> Problem to work on:
Below are some records. Retype exactly the lines from the one containing "Reproduce this chart" through the one containing "const years = ['2020', '2021', '2022', '2023', '2024'];", both included, skipping every picture.

> Supplied data:
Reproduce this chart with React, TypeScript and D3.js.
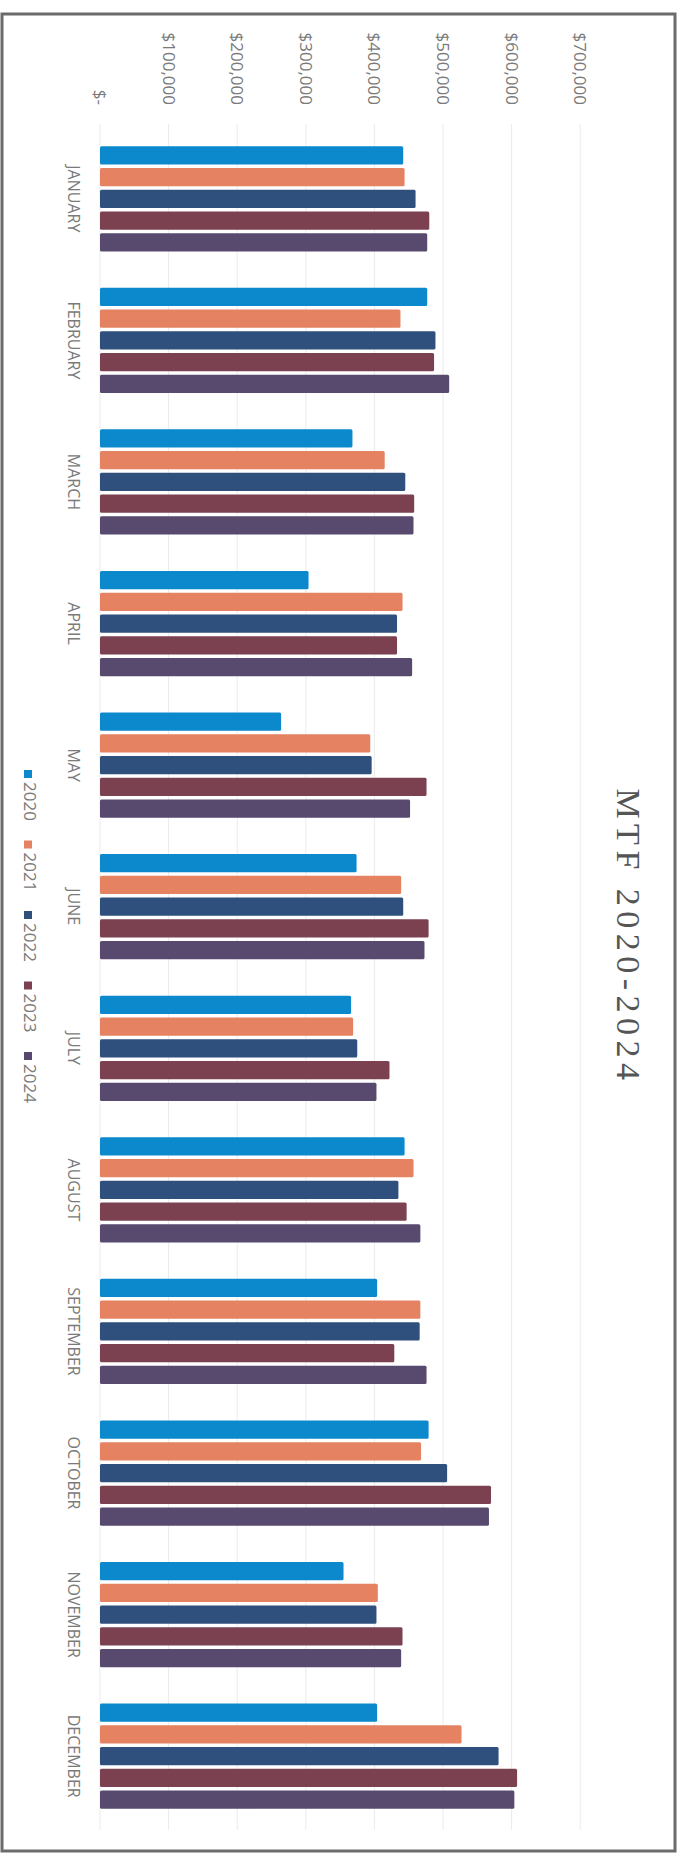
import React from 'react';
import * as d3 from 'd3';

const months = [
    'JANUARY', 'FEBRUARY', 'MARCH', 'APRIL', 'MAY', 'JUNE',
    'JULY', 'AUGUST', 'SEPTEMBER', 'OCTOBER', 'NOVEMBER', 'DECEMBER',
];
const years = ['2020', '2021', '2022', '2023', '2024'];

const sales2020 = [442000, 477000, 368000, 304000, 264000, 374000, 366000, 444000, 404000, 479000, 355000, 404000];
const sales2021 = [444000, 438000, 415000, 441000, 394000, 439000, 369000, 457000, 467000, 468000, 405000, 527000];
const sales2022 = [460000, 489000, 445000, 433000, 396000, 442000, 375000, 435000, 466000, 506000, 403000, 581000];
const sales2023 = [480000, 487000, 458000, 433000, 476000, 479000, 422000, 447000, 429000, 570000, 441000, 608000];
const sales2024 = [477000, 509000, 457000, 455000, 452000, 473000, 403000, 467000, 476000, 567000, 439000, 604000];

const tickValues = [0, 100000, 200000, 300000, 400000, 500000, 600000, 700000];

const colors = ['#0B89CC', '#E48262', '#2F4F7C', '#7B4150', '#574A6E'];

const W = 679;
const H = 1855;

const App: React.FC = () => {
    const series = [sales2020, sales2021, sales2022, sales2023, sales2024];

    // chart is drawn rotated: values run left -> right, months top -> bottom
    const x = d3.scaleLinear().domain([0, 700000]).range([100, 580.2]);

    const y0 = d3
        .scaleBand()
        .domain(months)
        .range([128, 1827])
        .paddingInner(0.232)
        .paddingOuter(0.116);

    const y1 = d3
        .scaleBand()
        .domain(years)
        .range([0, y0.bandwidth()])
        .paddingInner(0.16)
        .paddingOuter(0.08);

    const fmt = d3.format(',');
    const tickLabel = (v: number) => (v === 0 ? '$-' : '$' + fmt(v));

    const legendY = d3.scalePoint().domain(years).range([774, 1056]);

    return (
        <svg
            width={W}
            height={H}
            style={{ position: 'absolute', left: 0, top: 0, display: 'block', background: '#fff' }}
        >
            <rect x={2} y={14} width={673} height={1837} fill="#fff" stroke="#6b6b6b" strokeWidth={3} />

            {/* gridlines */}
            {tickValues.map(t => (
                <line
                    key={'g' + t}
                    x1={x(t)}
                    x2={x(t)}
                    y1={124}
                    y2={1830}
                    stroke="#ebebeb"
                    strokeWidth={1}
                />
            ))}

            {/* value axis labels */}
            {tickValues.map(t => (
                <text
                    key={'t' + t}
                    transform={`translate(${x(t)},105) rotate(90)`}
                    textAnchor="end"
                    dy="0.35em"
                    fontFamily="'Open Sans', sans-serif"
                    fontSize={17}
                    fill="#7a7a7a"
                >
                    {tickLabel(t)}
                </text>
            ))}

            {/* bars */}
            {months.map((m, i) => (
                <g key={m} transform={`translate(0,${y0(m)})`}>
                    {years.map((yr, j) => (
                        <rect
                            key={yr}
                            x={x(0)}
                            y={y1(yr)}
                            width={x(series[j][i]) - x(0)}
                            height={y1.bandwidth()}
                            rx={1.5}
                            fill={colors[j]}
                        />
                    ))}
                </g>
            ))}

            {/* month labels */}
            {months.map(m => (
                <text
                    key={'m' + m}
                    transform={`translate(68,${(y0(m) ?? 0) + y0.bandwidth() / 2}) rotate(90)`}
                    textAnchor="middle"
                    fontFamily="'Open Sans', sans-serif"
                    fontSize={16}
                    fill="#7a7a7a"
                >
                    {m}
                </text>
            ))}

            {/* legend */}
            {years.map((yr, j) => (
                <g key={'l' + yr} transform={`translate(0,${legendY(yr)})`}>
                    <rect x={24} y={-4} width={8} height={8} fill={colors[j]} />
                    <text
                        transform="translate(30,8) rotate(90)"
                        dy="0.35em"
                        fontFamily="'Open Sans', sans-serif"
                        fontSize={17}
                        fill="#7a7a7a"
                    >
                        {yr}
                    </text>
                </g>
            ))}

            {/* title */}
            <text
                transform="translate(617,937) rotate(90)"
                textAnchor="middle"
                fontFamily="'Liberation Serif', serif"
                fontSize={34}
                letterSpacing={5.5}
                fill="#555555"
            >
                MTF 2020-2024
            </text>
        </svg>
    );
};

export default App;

---

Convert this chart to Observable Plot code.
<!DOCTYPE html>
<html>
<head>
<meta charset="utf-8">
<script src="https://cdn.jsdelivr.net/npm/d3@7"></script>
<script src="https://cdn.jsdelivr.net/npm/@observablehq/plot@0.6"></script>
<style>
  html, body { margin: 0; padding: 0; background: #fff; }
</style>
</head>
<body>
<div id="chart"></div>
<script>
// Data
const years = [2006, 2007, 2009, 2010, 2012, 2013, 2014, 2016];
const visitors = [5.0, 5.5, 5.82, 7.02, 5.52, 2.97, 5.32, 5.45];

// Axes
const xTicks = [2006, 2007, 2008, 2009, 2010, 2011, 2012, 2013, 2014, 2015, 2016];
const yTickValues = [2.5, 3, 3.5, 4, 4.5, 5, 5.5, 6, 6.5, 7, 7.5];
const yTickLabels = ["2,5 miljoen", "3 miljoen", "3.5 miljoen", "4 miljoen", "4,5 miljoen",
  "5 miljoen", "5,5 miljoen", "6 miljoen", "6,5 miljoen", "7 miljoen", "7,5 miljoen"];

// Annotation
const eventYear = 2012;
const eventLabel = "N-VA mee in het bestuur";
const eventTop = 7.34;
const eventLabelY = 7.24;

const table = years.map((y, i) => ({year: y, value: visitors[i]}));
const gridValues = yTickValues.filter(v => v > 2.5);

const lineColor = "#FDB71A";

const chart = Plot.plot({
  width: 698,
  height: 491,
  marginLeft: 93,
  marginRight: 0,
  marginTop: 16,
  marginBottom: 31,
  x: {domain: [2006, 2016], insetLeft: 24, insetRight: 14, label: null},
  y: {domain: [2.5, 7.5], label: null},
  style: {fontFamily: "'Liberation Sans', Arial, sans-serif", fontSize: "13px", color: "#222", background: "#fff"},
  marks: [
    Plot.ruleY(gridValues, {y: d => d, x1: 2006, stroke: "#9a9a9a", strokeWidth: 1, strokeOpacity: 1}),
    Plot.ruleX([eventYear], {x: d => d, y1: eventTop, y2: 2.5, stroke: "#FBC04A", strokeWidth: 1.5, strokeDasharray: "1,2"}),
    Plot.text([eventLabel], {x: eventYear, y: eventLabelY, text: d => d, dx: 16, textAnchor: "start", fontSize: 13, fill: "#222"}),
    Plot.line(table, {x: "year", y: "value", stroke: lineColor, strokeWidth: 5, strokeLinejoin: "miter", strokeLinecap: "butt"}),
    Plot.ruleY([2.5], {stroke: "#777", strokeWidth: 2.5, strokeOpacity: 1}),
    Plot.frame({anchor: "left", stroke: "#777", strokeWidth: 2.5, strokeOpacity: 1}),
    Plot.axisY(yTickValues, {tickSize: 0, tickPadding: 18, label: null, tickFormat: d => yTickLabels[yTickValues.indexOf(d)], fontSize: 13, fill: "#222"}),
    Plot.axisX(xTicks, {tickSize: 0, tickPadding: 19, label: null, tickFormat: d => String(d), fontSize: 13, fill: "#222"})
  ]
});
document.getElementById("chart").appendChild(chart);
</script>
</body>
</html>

> Response for this exercise:
Reproduce this chart with React, TypeScript and D3.js.
import React from 'react';
import * as d3 from 'd3';

const months = [
    'JANUARY', 'FEBRUARY', 'MARCH', 'APRIL', 'MAY', 'JUNE',
    'JULY', 'AUGUST', 'SEPTEMBER', 'OCTOBER', 'NOVEMBER', 'DECEMBER',
];
const years = ['2020', '2021', '2022', '2023', '2024'];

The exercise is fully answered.